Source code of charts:
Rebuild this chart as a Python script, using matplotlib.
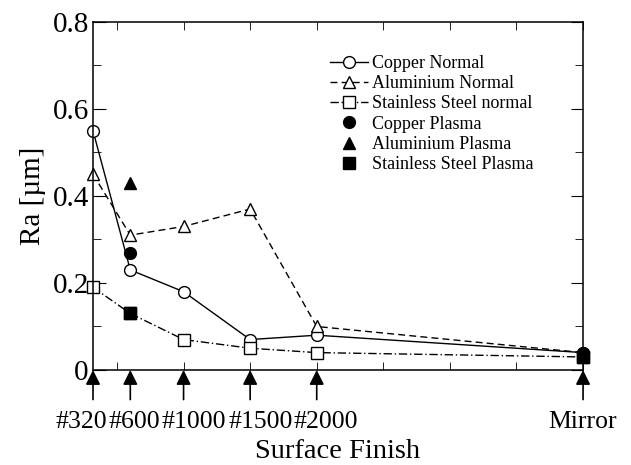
import matplotlib
matplotlib.use("Agg")
import matplotlib.pyplot as plt
from matplotlib.ticker import MultipleLocator

# Données
finish_pos = [320, 600, 1000, 1500, 2000, 4000]
finish_labels = ["#320", "#600", "#1000", "#1500", "#2000", "Mirror"]

copper_normal = [0.55, 0.23, 0.18, 0.07, 0.08, 0.04]
alu_normal = [0.45, 0.31, 0.33, 0.37, 0.10, 0.04]
steel_normal = [0.19, 0.13, 0.07, 0.05, 0.04, 0.03]

plasma_pos = [600, 4000]
copper_plasma = [0.27, 0.04]
alu_plasma = [0.43, 0.04]
steel_plasma = [0.13, 0.03]

plt.rcParams['font.family'] = ['Liberation Serif', 'DejaVu Serif']

fig = plt.figure(figsize=(6.31, 4.65), dpi=100)
ax = fig.add_axes([0.1474, 0.2043, 0.9240 - 0.1474, 0.9527 - 0.2043])

ms = 8.5
ax.plot(finish_pos, copper_normal, color='black', lw=1, marker='o', ms=ms,
        mfc='white', mec='black', mew=1, label="Copper Normal", clip_on=False)
ax.plot(finish_pos, alu_normal, color='black', lw=1, ls=(0, (5, 3)), marker='^', ms=ms,
        mfc='white', mec='black', mew=1, label="Aluminium Normal", clip_on=False)
ax.plot(finish_pos, steel_normal, color='black', lw=1, ls=(0, (6, 2, 1, 2)), marker='s', ms=ms,
        mfc='white', mec='black', mew=1, label="Stainless Steel normal", clip_on=False)
ax.plot(plasma_pos, copper_plasma, ls='none', marker='o', ms=ms, color='black',
        label="Copper Plasma", clip_on=False)
ax.plot(plasma_pos, alu_plasma, ls='none', marker='^', ms=ms, color='black',
        label="Aluminium Plasma", clip_on=False)
ax.plot(plasma_pos, steel_plasma, ls='none', marker='s', ms=ms, color='black',
        label="Stainless Steel Plasma", clip_on=False)

ax.set_xlim(320, 4000)
ax.set_ylim(0, 0.8)

# Graduations
ax.set_yticks([0, 0.2, 0.4, 0.6, 0.8])
ax.set_yticklabels(["0", "0.2", "0.4", "0.6", "0.8"])
ax.yaxis.set_minor_locator(MultipleLocator(0.1))
ax.set_xticks([])
ax.xaxis.set_minor_locator(MultipleLocator(500))
ax.tick_params(axis='x', which='minor', direction='in', length=6, top=True, bottom=True)
ax.tick_params(axis='y', which='both', direction='in', right=True, labelsize=21, pad=3)
ax.tick_params(axis='y', which='major', length=9)
ax.tick_params(axis='y', which='minor', length=6)
for sp in ax.spines.values():
    sp.set_linewidth(1.1)

# Flèches sous l'axe + étiquettes (décalage en pixels)
label_dx = [-12, 4, 10, 11, 9, 0]
for x, lab, dx in zip(finish_pos, finish_labels, label_dx):
    ax.annotate("", xy=(x, 0), xycoords=('data', 'axes fraction'),
                xytext=(x, -0.085), textcoords=('data', 'axes fraction'),
                arrowprops=dict(arrowstyle='-|>', color='black', lw=1.2,
                                mutation_scale=22, shrinkA=0, shrinkB=0),
                annotation_clip=False)
    ax.annotate(lab, xy=(x, 0), xycoords=('data', 'axes fraction'),
                xytext=(dx * 0.72, -52 * 0.72), textcoords='offset points',
                ha='center', va='center', fontsize=18.5, annotation_clip=False)

ax.text(0.5, -0.235, "Surface Finish", transform=ax.transAxes, ha='center', va='center',
        fontsize=20.5)
ax.set_ylabel("Ra [µm]", fontsize=21, labelpad=5)

ax.legend(loc='upper left', bbox_to_anchor=(330 / 631, 1 - 55 / 465),
          bbox_transform=fig.transFigure, frameon=False, fontsize=13,
          handlelength=2.1, handletextpad=0.25, labelspacing=0.18, borderaxespad=0,
          borderpad=0)

fig.savefig("out.png", dpi=100)
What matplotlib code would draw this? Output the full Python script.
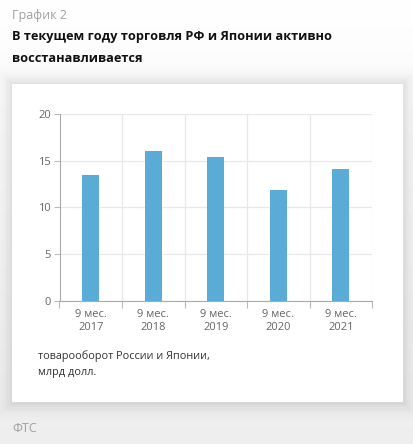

• **INSTRUCTIONS TO FOLLOW**: Reproduce the records above from their first line to the line bearing "from matplotlib.ticker import MultipleLocator", both ends included, leaving every picture out.

• **REPLY TO THE EXERCISE**:
Rebuild this chart as a Python script, using matplotlib.
import matplotlib
matplotlib.use("Agg")
import matplotlib.pyplot as plt
from matplotlib.ticker import MultipleLocator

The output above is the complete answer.